East St. Louis police struggling to solve the mysterious deaths of 12 women

EAST ST. LOUIS, Ill. (AP) _ Delores Turner has found a way to cope with the unanswered questions about the death of her 33-year-old daughter, whose body was found dumped in a vacant lot nearly two years

Wednesday, January 2nd 2002, 12:00 am

By: News On 6


EAST ST. LOUIS, Ill. (AP) _ Delores Turner has found a way to cope with the unanswered questions about the death of her 33-year-old daughter, whose body was found dumped in a vacant lot nearly two years ago _ she simply doesn't ask them.

But Turner's 16-year-old grandson isn't so understanding about the killing of his mother, Seriece Johnson.

``He wants to know who did this,'' Turner said in a recent interview. ``I say it doesn't matter if we find out, because God knows.''

Answers have been slow to come in the deaths of Johnson and 11 other women whose bodies were found since 1999 in this impoverished city or the surrounding metropolitan area that stretches across the Mississippi River into St. Louis.

Until recently, the East St. Louis Police Department had turned down offers by the FBI to help investigate the deaths, insisting on solving the crimes alone and making little headway. But the department has a new chief now, who gladly works with the FBI, Illinois State Police and the St. Louis and St. Charles, Mo., police on the cases.

``There is somebody or several people out there killing folks,'' said Chief Delbert Marion, a 24-year department veteran who took over in September. ``Eventually, they're going to get caught.''

Authorities believe they've made progress in determining whether the deaths were the work of a single serial killer or of multiple killers who prey on the same type of victim: poor black women who sell sex to support their drug or alcohol habits.

Police say they have a suspect in four of the killings _ including Johnson's _ in which the bodies were found in East St. Louis. The suspect, whom police won't identify, is now in prison on an unrelated charge. Investigators are still trying to determine whether the other killings are linked in any way.

Marion insists his beleaguered department _ underfunded and overburdened _ is up to the task. But he admits he doesn't have the staff to assign anyone to the cases full-time _ and probably wouldn't if he did, since leads are drying up.

The cash-strapped city of 31,000 people has shrunk its police department from more than 90 officers three years ago to 61 today, Marion said, while the population and high crime rate haven't diminished.

``If we had more police officers patrolling the streets, people wouldn't come here and feel they can get away with dumping bodies,'' Mayor Debra Powell said.

At first, the deaths drew little attention. In a city plagued by drugs and violence, the discovery of the first decomposed body in an abandoned house in November 1999 hardly seemed out of the ordinary. Police say the victim was a drug user who frequented dangerous areas.

But the gruesome discoveries continued, within about a 10-mile radius.

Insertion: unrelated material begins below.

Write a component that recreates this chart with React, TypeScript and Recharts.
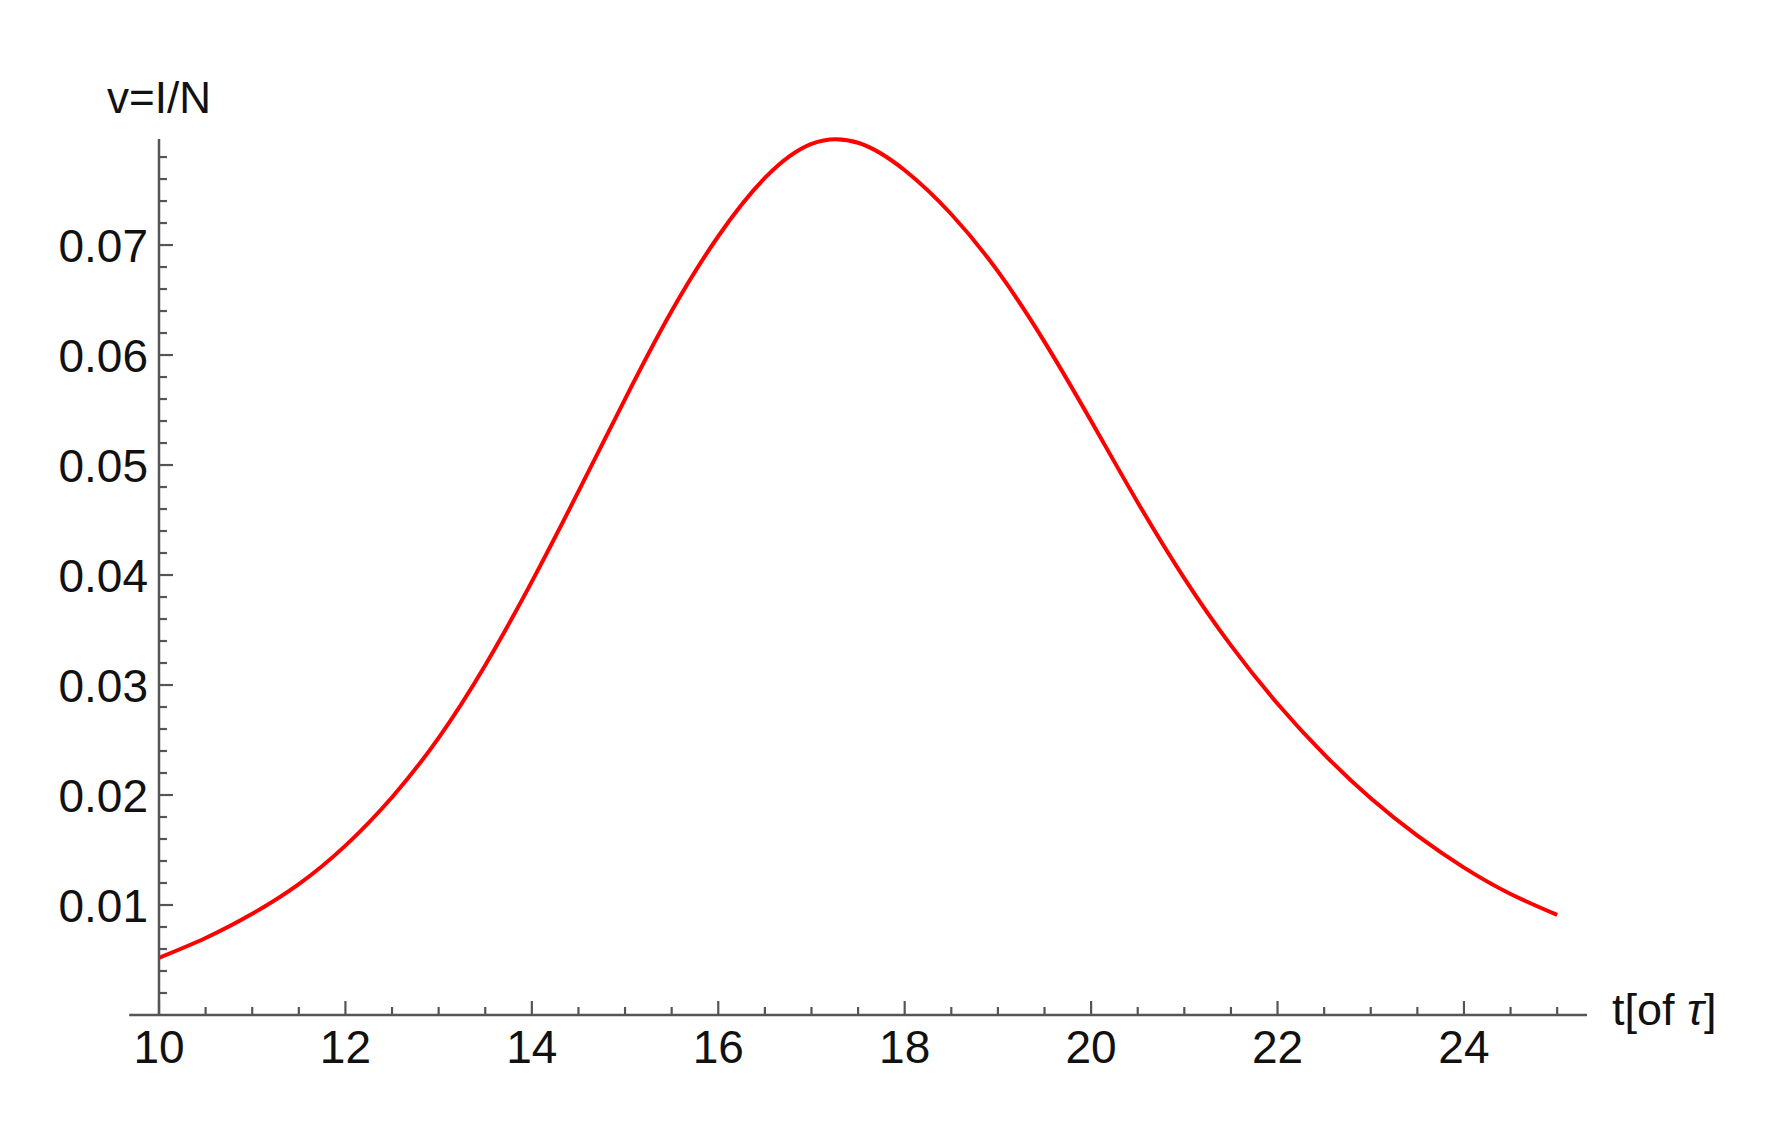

The bodies of two more women, one of them Johnson, were found three months later under a train trestle on the other side of town. Two more were found months after that nearby _ one by a dog that was seen chewing on a human bone.

One was found in St. Louis; two more a few miles away in St. Charles. Another was found in Washington Park, close enough to this city that the East St. Louis Police Department is investigating the death.

There are similarities. Eleven of the 12 women were black. Each was a heavy drug user or drinker, police say, and most sold sex when they needed money. But none was a prostitute in a conventional way, said Lt. Ron Henderson, head of the homicide division in the St. Louis Police Department.

That makes the crimes harder to solve, Henderson said, because the victims didn't have a pimp or a network of other prostitutes to keep track of them.

Some of the women were killed in similar ways, by strangulation or a blow to the head; in many cases, the bodies were too decomposed to tell. Some had ligature marks on wrists or ankles. Some had been stuffed into trash bags; a few were found only feet apart.

St. Charles Sheriff's Lt. Dave Kaiser said it's been hard finding witnesses to cooperate _ even if they knew the victims. ``These murders don't seem to worry them,'' he said.

Equally puzzling is why East St. Louis police didn't work with other authorities earlier in the investigation.

The mayor says former Chief J.W. Cowan never needed the FBI's help because he was making progress on his own. She declined to describe that progress, saying to do so would compromise the investigation. Cowan, now retired, could not be reached for comment by The Associated Press.

The man who said he made the offer, FBI agent Reggie Joseph, has said he doesn't know why Cowan never took him up on it.

The FBI's acting agent in charge of its Fairview Heights office, Matt Iskrzycki, won't discuss the past, either. ``We're continuing to help, that's all I can say,'' Iskrzycki said.